Account of John Lukkelyne serviens of the manor of Billingham from Sunday after St Michael [30 September] 1330 to Sunday before St Ambrose next following [31 March] '331 through 25 weeks.

Apart from the fact that it does not cover a full year, from one Michaelmas to the next, a typical example of a manorial account, with the cash account beginning at the head of the face, followed by accounts for various categories of grain (wheat, barley, beans, oats, malt) running over onto the dorse, and stock (draught horses, a foal, oxen, a boar, sows, porkers, piglets, geese, capons), and ending with hides and iron. Various items appear in more than one section: the iron in its own section and also in the cash account where the purchase of the 7 stone for 3s. 6d. was recorded; the purchase of the 4 cockerels from which the capons were made in the cash account and the capons section; the malt made from barley grown on the manor 'Braseum ordeaceum. Idem respondit de Liij. quarteriis. ij. rasuris brasei ordeacei prouenientibus de .xl{v}. quarteriis .j. rasura .ij. kenning- ordei superius fusis Et sunt de incremento {.viij. quarteria .ij. kenning- Et totum computatum Missum est Granario Dunolm- per talliam contra Granetarium .scilicet. dominum Hugonem.' [view] The quantity of oats malted was altered, both here and in the oats section, while the amount of increment was added in a space that had been left.
The account is marked by a significant number of alterations and additions, no doubt as a result of the audit conducted by the estate officials. They had evidently asked, given the presence of 4 geese and a gander, about goslings, but accepted '{De exitu non respondit quia fuerunt in cubando in recessu suo}' [view]. More seriously they uncovered the fact that not as much wheat had been used for seed as the accountant claimed, and that he had overestimated the quantity still in sheaves, giving him the opportunity to sell some clandestinely, for 3s. 3d.
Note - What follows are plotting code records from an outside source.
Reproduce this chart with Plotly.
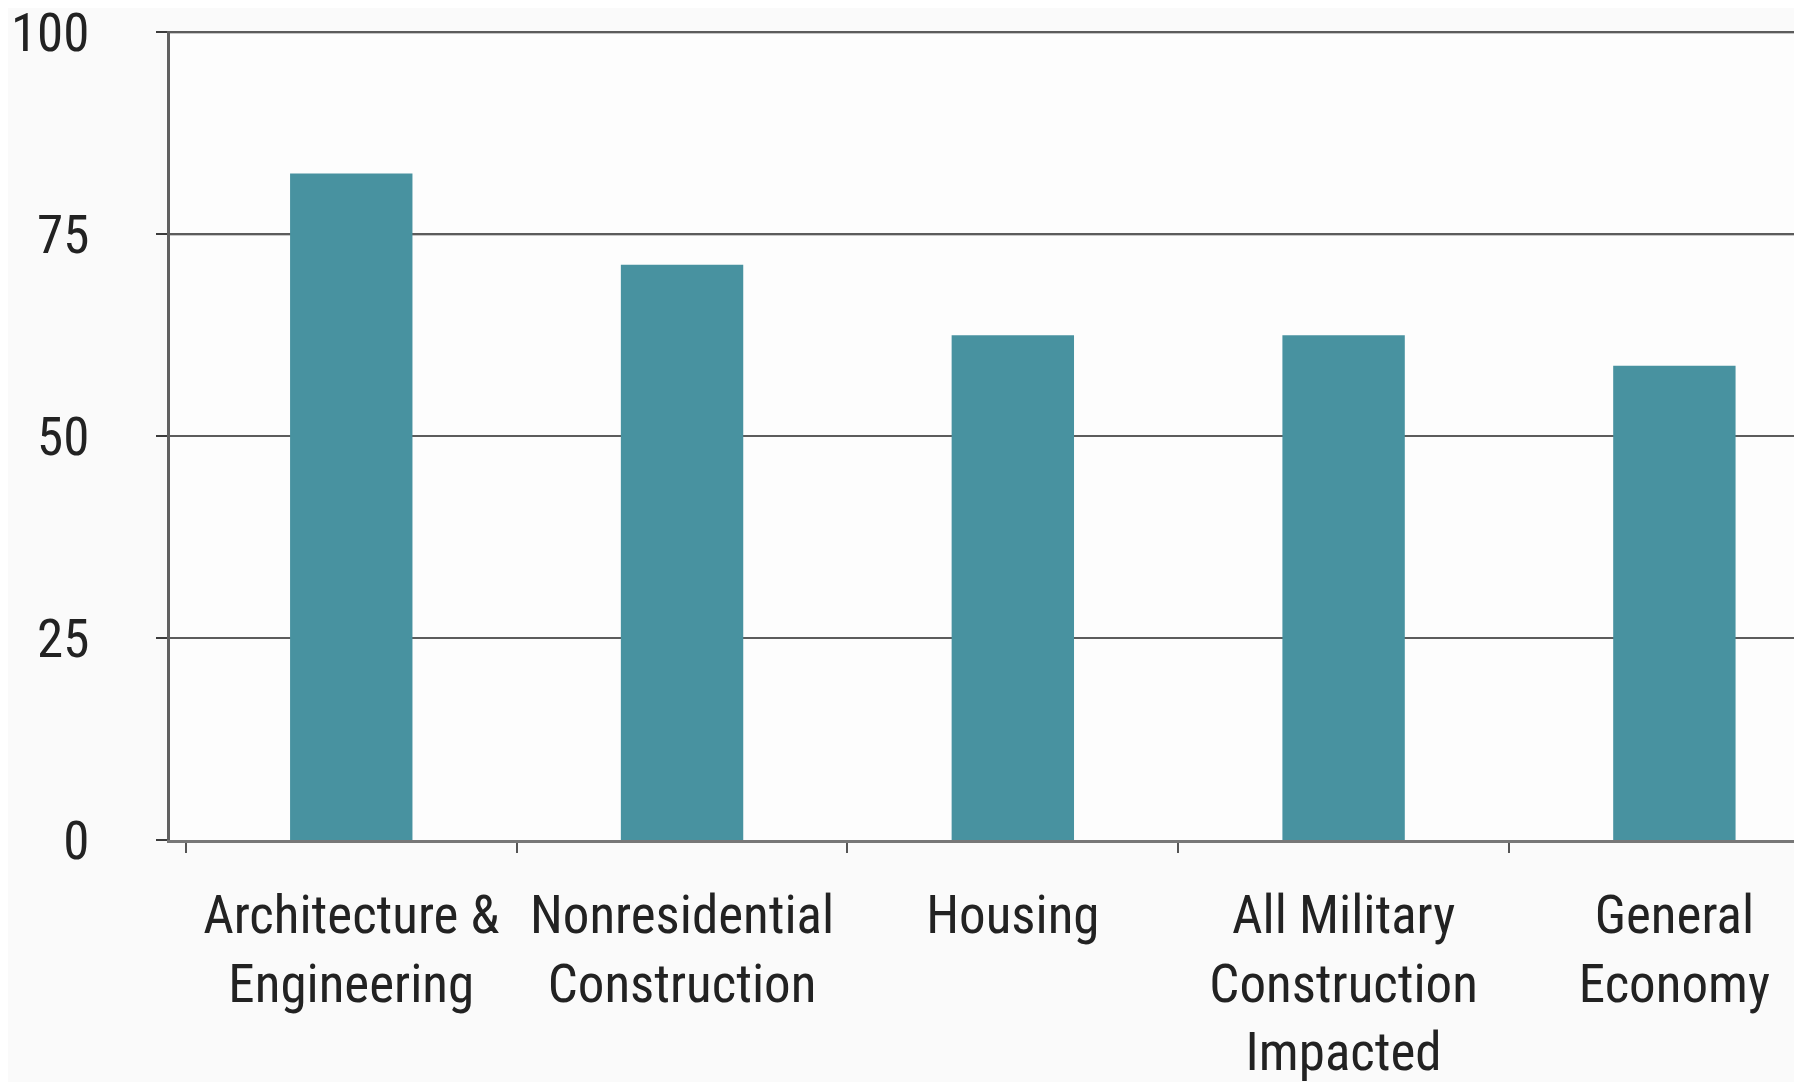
import plotly.graph_objects as go

categories = [
    "Architecture &<br>Engineering",
    "Nonresidential<br>Construction",
    "Housing",
    "All Military<br>Construction<br>Impacted",
    "General<br>Economy",
]
values = [82.5, 71.2, 62.5, 62.5, 58.7]
y_ticks = [0, 25, 50, 75, 100]
dark_grid = [75, 100]  # these two gridlines print darker in the original

font_family = "Liberation Sans Narrow, Roboto Condensed, Liberation Sans, Arial"

fig = go.Figure()
fig.add_trace(go.Bar(
    x=categories, y=values,
    marker=dict(color="#4892a0", line=dict(width=0)),
    width=0.37,
))

# page body adds an 8px offset, so margins are shifted by that
fig.update_layout(
    width=1802, height=1082,
    margin=dict(l=162, r=0, t=23, b=250, autoexpand=False),
    paper_bgcolor="#fafafa",
    plot_bgcolor="#fdfdfd",
    showlegend=False,
    font=dict(family=font_family, size=53, color="#222222"),
)

for v in dark_grid:
    fig.add_hline(y=v, line=dict(color="#262626", width=2), layer="below")

fig.update_xaxes(
    type="category",
    range=[-0.548, 4.41],
    automargin=False,
    showline=True, linecolor="#777777", linewidth=3,
    ticks="outside", tickson="boundaries", ticklen=10, tickwidth=2, tickcolor="#555555",
    ticklabelstandoff=26,
    showgrid=False,
)

fig.update_yaxes(
    range=[0, 100.15],
    tickvals=y_ticks,
    automargin=False,
    ticklabeloverflow="allow",
    showline=True, linecolor="#606060", linewidth=3,
    showgrid=True, gridcolor="#5c5c5c", gridwidth=2,
    zeroline=False,
    ticks="outside", ticklen=11, tickwidth=2, tickcolor="#3c3c3c",
    ticklabelstandoff=56,
)

fig.write_html("out.html")
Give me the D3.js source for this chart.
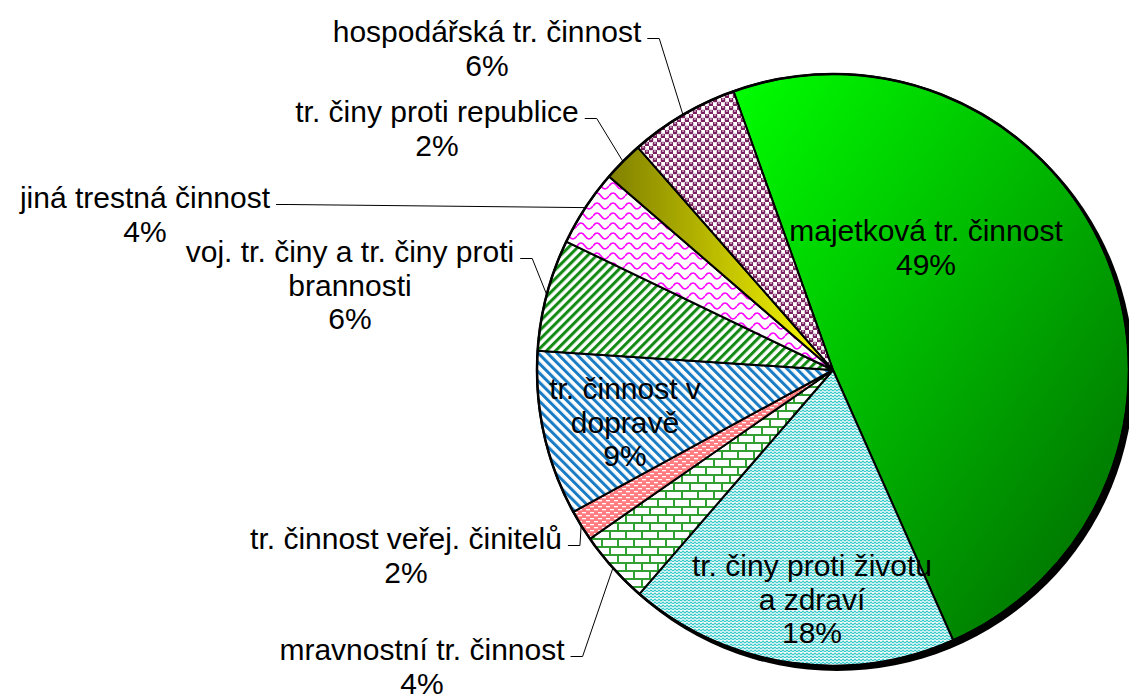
<!DOCTYPE html>
<html>
<head>
<meta charset="utf-8">
<script src="https://cdn.jsdelivr.net/npm/d3@7"></script>
<style>
    body { margin: 0; background: #fff; }
    svg { display: block; }
    text { font-family: "Liberation Sans", Arial, sans-serif; font-size: 30px; fill: #000; }
</style>
</head>
<body>
<div class="chart"></div>
<script>
// data
const categories = [
    'majetková tr. činnost',
    'tr. činy proti životu a zdraví',
    'mravnostní tr. činnost',
    'tr. činnost veřej. činitelů',
    'tr. činnost v dopravě',
    'voj. tr. činy a tr. činy proti brannosti',
    'jiná trestná činnost',
    'tr. činy proti republice',
    'hospodářská tr. činnost'
];
const shares = [48.8, 18.0, 4.0, 1.7, 9.0, 6.1, 4.2, 2.2, 6.0];
const labelLines = [
    ['majetková tr. činnost'],
    ['tr. činy proti životu', 'a zdraví'],
    ['mravnostní tr. činnost'],
    ['tr. činnost veřej. činitelů'],
    ['tr. činnost v', 'dopravě'],
    ['voj. tr. činy a tr. činy proti', 'brannosti'],
    ['jiná trestná činnost'],
    ['tr. činy proti republice'],
    ['hospodářská tr. činnost']
];

// layout
const w = 1129;
const h = 698;
const cx = 833;
const cy = 370;
const r = 296;
const startAngle = -19.65 * Math.PI / 180;
const lineH = 33.5;
// first baseline of each label, and whether it sits outside with a leader line
const labelAt = [[926, 241], [812, 576], [422, 660], [406, 549], [625, 399], [350, 262], [145, 208], [437, 122], [487, 42]];
const outside = [false, false, true, true, false, true, true, true, true];
const fills = ['url(#grad-green)', 'url(#p-zigzag)', 'url(#p-brick)', 'url(#p-dash)', 'url(#p-blue)',
    'url(#p-green)', 'url(#p-wave)', 'url(#grad-olive)', 'url(#p-sphere)'];

const svg = d3.select('.chart')
    .append('svg')
    .attr('width', w)
    .attr('height', h);

const defs = svg.append('defs');

// gradients
const gGreen = defs.append('linearGradient').attr('id', 'grad-green')
    .attr('x1', 0).attr('y1', 0).attr('x2', 1).attr('y2', 1);
gGreen.append('stop').attr('offset', '0%').attr('stop-color', '#00ff00');
gGreen.append('stop').attr('offset', '100%').attr('stop-color', '#006400');
const gOlive = defs.append('linearGradient').attr('id', 'grad-olive')
    .attr('x1', 0).attr('y1', 0).attr('x2', 1).attr('y2', 0);
gOlive.append('stop').attr('offset', '0%').attr('stop-color', '#808000');
gOlive.append('stop').attr('offset', '100%').attr('stop-color', '#ffff00');

function pattern(id, pw, ph, transform) {
    const p = defs.append('pattern').attr('id', id)
        .attr('patternUnits', 'userSpaceOnUse')
        .attr('width', pw).attr('height', ph);
    if (transform) p.attr('patternTransform', transform);
    p.append('rect').attr('width', pw).attr('height', ph).attr('fill', '#fff');
    return p;
}

// purple spheres
const pSphere = pattern('p-sphere', 8, 8);
[[2, 2], [6, 6]].forEach(([x, y]) => {
    pSphere.append('circle').attr('cx', x).attr('cy', y).attr('r', 2.5).attr('fill', '#7a1f5e');
    pSphere.append('rect').attr('x', x - 1).attr('y', y - 1.4).attr('width', 2).attr('height', 0.9).attr('fill', '#fff');
});
[[6, 2], [2, 6]].forEach(([x, y]) => {
    pSphere.append('rect').attr('x', x - 1.5).attr('y', y - 1.5).attr('width', 3).attr('height', 3).attr('fill', '#fff');
});
// magenta waves
pattern('p-wave', 16, 10).append('path')
    .attr('d', 'M0,6 Q4,0 8,6 T16,6')
    .attr('fill', 'none').attr('stroke', '#ff00ff').attr('stroke-width', 1.6);
// wide diagonal stripes
pattern('p-green', 6.4, 6.4, 'rotate(45)').append('rect')
    .attr('width', 3).attr('height', 6.4).attr('fill', '#138a13');
pattern('p-blue', 6.6, 6.6, 'rotate(-45)').append('rect')
    .attr('width', 3).attr('height', 6.6).attr('fill', '#1a7cc4');
// salmon dashes
const pDash = pattern('p-dash', 8, 6);
pDash.select('rect').attr('fill', '#ff7c80');
pDash.append('rect').attr('x', 1).attr('y', 1).attr('width', 4).attr('height', 1.3).attr('fill', '#fff');
pDash.append('rect').attr('x', 5).attr('y', 4).attr('width', 3).attr('height', 1.3).attr('fill', '#fff');
pDash.append('rect').attr('x', 0).attr('y', 4).attr('width', 1).attr('height', 1.3).attr('fill', '#fff');
// green bricks
const pBrick = pattern('p-brick', 16, 16);
pBrick.append('path')
    .attr('d', 'M0,1H16M0,9H16M1,1V9M9,9V17')
    .attr('stroke', '#33a033').attr('stroke-width', 2).attr('fill', 'none');
// cyan zigzag
const pZig = pattern('p-zigzag', 8, 6);
pZig.append('path')
    .attr('d', 'M0,3L2,1L4,3L6,1L8,3M0,6L2,4L4,6L6,4L8,6')
    .attr('fill', 'none').attr('stroke', '#33c9c9').attr('stroke-width', 1.1);

// pie
const pie = d3.pie()
    .sort(null)
    .value(d => d)
    .startAngle(startAngle)
    .endAngle(startAngle + 2 * Math.PI);
const arcs = pie(shares);
const arc = d3.arc().innerRadius(0).outerRadius(r);
const edgeArc = d3.arc().innerRadius(r).outerRadius(r);

const g = svg.append('g').attr('transform', `translate(${cx}, ${cy})`);

// shadow
g.append('circle')
    .attr('cx', 4).attr('cy', 4).attr('r', r + 1)
    .attr('fill', '#000');

g.selectAll('path.slice')
    .data(arcs)
    .enter()
    .append('path')
    .attr('class', 'slice')
    .attr('d', arc)
    .attr('fill', (d, i) => fills[i])
    .attr('stroke', '#000')
    .attr('stroke-width', 2)
    .attr('stroke-linejoin', 'round');

g.append('circle')
    .attr('r', r)
    .attr('fill', 'none')
    .attr('stroke', '#000')
    .attr('stroke-width', 2.5);

// labels
const fmt = d3.format('.0f');
arcs.forEach((d, i) => {
    const [lx, ly] = labelAt[i];
    const lines = labelLines[i].concat(fmt(shares[i]) + '%');
    const t = svg.append('text')
        .attr('text-anchor', 'middle')
        .attr('data-category', categories[i]);
    lines.forEach((line, k) => {
        t.append('tspan').attr('x', lx).attr('y', ly + k * lineH).text(line);
    });
    if (outside[i]) {
        const firstW = t.select('tspan').node().getComputedTextLength();
        const x0 = lx + firstW / 2 + 6;
        const y0 = ly - 3.5;
        const [px, py] = edgeArc.centroid(d);
        svg.append('path')
            .attr('d', `M${x0},${y0}H${x0 + 12}L${cx + px},${cy + py}`)
            .attr('fill', 'none')
            .attr('stroke', '#000')
            .attr('stroke-width', 1);
    }
});
</script>
</body>
</html>
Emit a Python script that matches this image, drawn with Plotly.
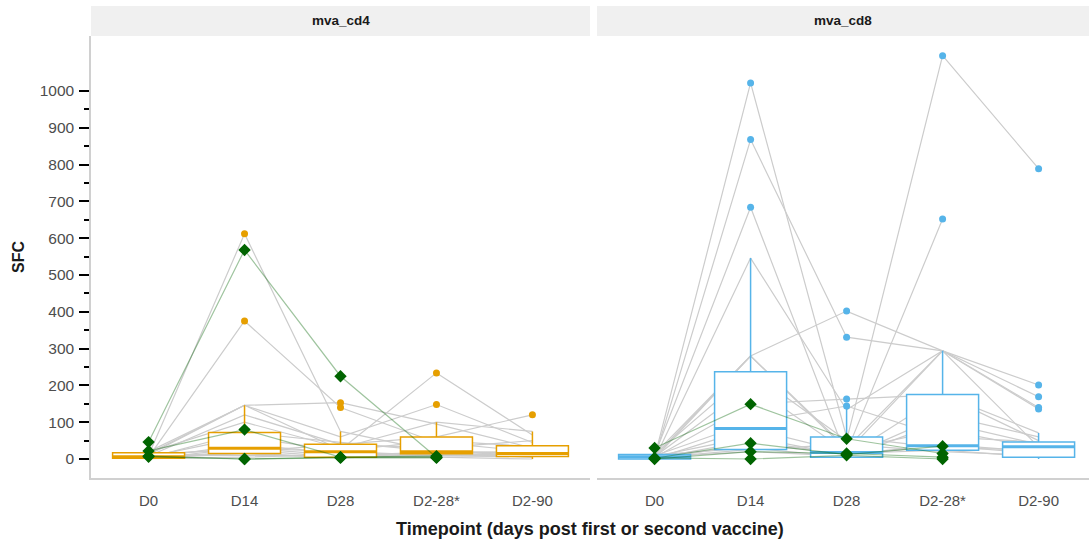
import plotly.graph_objects as go

# ---------------------------------------------------------------------------
# Data
# ---------------------------------------------------------------------------
timepoints = ["D0", "D14", "D28", "D2-28*", "D2-90"]
panel_titles = ["mva_cd4", "mva_cd8"]

# SFC per participant at each timepoint (None = no sample)
cd4_subjects = [
    [10, 612, 75, 20, 10],
    [5, 375, 140, 45, 20],
    [15, 146, 25, 234, 65],
    [20, 146, 60, 148, 45],
    [12, 146, 153, 95, 30],
    [8, 120, 40, 60, 120],
    [18, 100, 30, 100, 75],
    [3, 72, 45, 21, 15],
    [6, 60, 22, 50, 34],
    [2, 40, 15, 14, 10],
    [10, 30, 10, 19, 15],
    [0, 30, 20, 10, 8],
    [14, 25, 5, 15, 5],
    [4, 20, 39, 30, 50],
    [7, 15, 5, 5, 0],
    [2, 15, 3, 12, 12],
    [9, 10, 8, 18, 20],
    [1, 5, 12, 8, 6],
]
cd4_highlight = [
    [46, 568, 225, 5, None],
    [22, 80, 5, 8, None],
    [8, 0, 5, 5, None],
    [6, 0, 3, 3, None],
]

cd8_subjects = [
    [5, 1022, 60, 30, 25],
    [3, 868, 331, 294, 136],
    [10, 684, 5, 100, 40],
    [0, 546, 134, 294, 140],
    [8, 280, 30, 294, 169],
    [2, 280, 402, 294, 201],
    [12, 237, 50, 1096, 789],
    [6, 200, 20, 652, None],
    [4, 150, 163, 175, 71],
    [9, 100, 144, 60, 46],
    [1, 83, 18, 294, 33],
    [7, 60, 10, 36, 15],
    [0, 40, 15, 24, 5],
    [11, 30, 5, 120, 60],
    [3, 26, 40, 20, 10],
    [5, 20, 8, 175, 50],
    [14, 280, 25, 80, 30],
    [2, 50, 12, 40, 20],
]
cd8_highlight = [
    [30, 149, 55, 15, None],
    [2, 43, 12, 35, None],
    [0, 20, 15, 5, None],
    [3, 0, 10, 0, None],
]

# Box summaries per timepoint
cd4_q1 = [2, 15, 5, 14, 7]
cd4_median = [6, 29, 20, 20, 15]
cd4_q3 = [17, 72, 40, 60, 36]
cd4_lower = [0, 0, 0, 0, 0]
cd4_upper = [25, 146, 75, 100, 75]

cd8_q1 = [0, 26, 5, 24, 5]
cd8_median = [6, 83, 18, 36, 33]
cd8_q3 = [12, 237, 60, 175, 46]
cd8_lower = [0, 0, 0, 0, 0]
cd8_upper = [28, 546, 138, 294, 71]

major_ticks = list(range(0, 1001, 100))
minor_ticks = list(range(50, 1000, 100))

# ---------------------------------------------------------------------------
# Styling
# ---------------------------------------------------------------------------
FONT = "Liberation Sans, Arial, sans-serif"
CD4_COLOR = "#E69F00"
CD8_COLOR = "#56B4E9"
SPAGHETTI = "#cccccc"
HL_LINE = "rgba(0,100,0,0.38)"
HL_MARK = "#006400"
AXIS_LINE = "#d0d0d0"
BOX_WIDTH = 0.75
Y_RANGE = [-51.6, 1149.5]

fig = go.Figure()


def add_panel(subjects, highlight, q1, med, q3, lo, hi, color, base, over):
    idx = list(range(len(timepoints)))
    xb, yb = base
    xo, yo = over

    # participant trajectories (bottom layer)
    for row in subjects:
        fig.add_trace(go.Scatter(
            x=idx, y=row, mode="lines", connectgaps=False,
            line=dict(color=SPAGHETTI, width=1.2),
            xaxis=xb, yaxis=yb, hoverinfo="skip", showlegend=False))

    # boxes with white fill on top of trajectories
    fig.add_trace(go.Box(
        x=idx, q1=q1, median=med, q3=q3, lowerfence=lo, upperfence=hi,
        width=BOX_WIDTH, fillcolor="white", whiskerwidth=0, boxpoints=False,
        line=dict(color=color, width=1.5),
        xaxis=xo, yaxis=yo, hoverinfo="skip", showlegend=False))

    # thicker median bars
    mx, my = [], []
    for i, m in enumerate(med):
        mx += [i - BOX_WIDTH / 2, i + BOX_WIDTH / 2, None]
        my += [m, m, None]
    fig.add_trace(go.Scatter(
        x=mx, y=my, mode="lines", line=dict(color=color, width=3),
        xaxis=xo, yaxis=yo, hoverinfo="skip", showlegend=False))

    # outliers beyond the upper whisker
    ox, oy = [], []
    for row in subjects + highlight:
        for i, v in enumerate(row):
            if v is not None and v > hi[i]:
                ox.append(i)
                oy.append(v)
    fig.add_trace(go.Scatter(
        x=ox, y=oy, mode="markers",
        marker=dict(color=color, size=7, line=dict(width=0)),
        xaxis=xo, yaxis=yo, hoverinfo="skip", showlegend=False))

    # highlighted participants
    for row in highlight:
        fig.add_trace(go.Scatter(
            x=idx, y=row, mode="lines", connectgaps=False,
            line=dict(color=HL_LINE, width=1.2),
            xaxis=xo, yaxis=yo, hoverinfo="skip", showlegend=False))
    hx, hy = [], []
    for row in highlight:
        for i, v in enumerate(row):
            if v is not None:
                hx.append(i)
                hy.append(v)
    fig.add_trace(go.Scatter(
        x=hx, y=hy, mode="markers",
        marker=dict(symbol="diamond", color=HL_MARK, size=9.5, line=dict(width=0)),
        xaxis=xo, yaxis=yo, hoverinfo="skip", showlegend=False))


add_panel(cd4_subjects, cd4_highlight, cd4_q1, cd4_median, cd4_q3,
          cd4_lower, cd4_upper, CD4_COLOR, ("x", "y"), ("x3", "y3"))
add_panel(cd8_subjects, cd8_highlight, cd8_q1, cd8_median, cd8_q3,
          cd8_lower, cd8_upper, CD8_COLOR, ("x2", "y2"), ("x4", "y4"))

# ---------------------------------------------------------------------------
# Layout
# ---------------------------------------------------------------------------
PLOT_H = 543 - 36 - 65
STRIP_H = 30 / PLOT_H
LEFT_DOM = [0.0, 0.5]
RIGHT_DOM = [0.507, 1.0]
LEFT_RANGE = [-0.6, 4.6]
RIGHT_RANGE = [-0.6, 4.525]

xcommon = dict(
    tickvals=list(range(len(timepoints))), ticktext=timepoints,
    showline=True, linecolor=AXIS_LINE, linewidth=1.5, mirror=False,
    showgrid=False, zeroline=False, ticks="",
    tickfont=dict(family=FONT, size=15, color="#4d4d4d"),
    ticklabelstandoff=8,
)
hidden = dict(visible=False, showgrid=False, zeroline=False)

fig.update_layout(
    width=1089, height=543,
    margin=dict(l=91, r=0, t=36, b=65),
    paper_bgcolor="white", plot_bgcolor="white",
    font=dict(family=FONT),
    showlegend=False,
    xaxis=dict(domain=LEFT_DOM, range=LEFT_RANGE, anchor="y", **xcommon),
    xaxis2=dict(domain=RIGHT_DOM, range=RIGHT_RANGE, anchor="y2", **xcommon),
    xaxis3=dict(overlaying="x", range=LEFT_RANGE, anchor="y3", **hidden),
    xaxis4=dict(overlaying="x2", range=RIGHT_RANGE, anchor="y4", **hidden),
    yaxis=dict(
        domain=[0, 1], range=Y_RANGE, anchor="x",
        tickvals=major_ticks, ticks="outside", ticklen=10, tickwidth=2,
        tickcolor="black",
        minor=dict(tickvals=minor_ticks, ticks="outside", ticklen=5,
                   tickwidth=2, tickcolor="black"),
        showline=True, linecolor=AXIS_LINE, linewidth=1.5,
        showgrid=False, zeroline=False,
        tickfont=dict(family=FONT, size=15.5, color="#4d4d4d"),
        ticklabelstandoff=2,
    ),
    yaxis2=dict(domain=[0, 1], range=Y_RANGE, anchor="x2", matches="y",
                showline=False, showticklabels=False, ticks="",
                showgrid=False, zeroline=False),
    yaxis3=dict(overlaying="y", range=Y_RANGE, anchor="x3", **hidden),
    yaxis4=dict(overlaying="y2", range=Y_RANGE, anchor="x4", **hidden),
)

# facet strips
for dom, title in zip([LEFT_DOM, RIGHT_DOM], panel_titles):
    fig.add_shape(type="rect", xref="paper", yref="paper",
                  x0=dom[0], x1=dom[1], y0=1, y1=1 + STRIP_H,
                  fillcolor="#f0f0f0", line=dict(width=0), layer="below")
    fig.add_annotation(xref="paper", yref="paper",
                       x=(dom[0] + dom[1]) / 2, y=1 + STRIP_H / 2,
                       text=f"<b>{title}</b>", showarrow=False,
                       xanchor="center", yanchor="middle",
                       font=dict(family=FONT, size=13.5, color="#1a1a1a"))

# axis titles
fig.add_annotation(xref="paper", yref="paper", x=(18 - 91) / 998, y=0.5,
                   text="<b>SFC</b>", textangle=-90, showarrow=False,
                   xanchor="center", yanchor="middle",
                   font=dict(family=FONT, size=16, color="#1a1a1a"))
fig.add_annotation(xref="paper", yref="paper", x=0.5, y=(478 - 529) / PLOT_H,
                   text="<b>Timepoint (days post first or second vaccine)</b>",
                   showarrow=False, xanchor="center", yanchor="middle",
                   font=dict(family=FONT, size=18, color="#1a1a1a"))

fig.write_html("out.html")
Much worse, he had sought to pretend that the number of oxen [view] at the beginning of the accounting year had been 24, a deceit that went back to the previous year, but in fact there were 26 and the accountant had covertly sold two, for 24s.; the account bears clear signs of the consequent alterations. Such discoveries prompted a thorough examination of John Lukkelyne's accounts, which went back to 1325 at least, and, while he was able to make fine of 38s. 2½d. for the errors found, 100s. remained outstanding, for which he was arrested and bailed [view]. The uncovering of these matters co-incided with the replacement of John de Crepyng with Alexander of Lamesley as the monk holding the office of terrar, or chief land-agent of the main monastic estate: John had also held at the same time the office of bursar, the other principal estate officer, and the monastic chronicler recorded that he had operated on his own account ("capite proprio"), contrary to the community's wishes (Historiae Dunelmensis p. 113).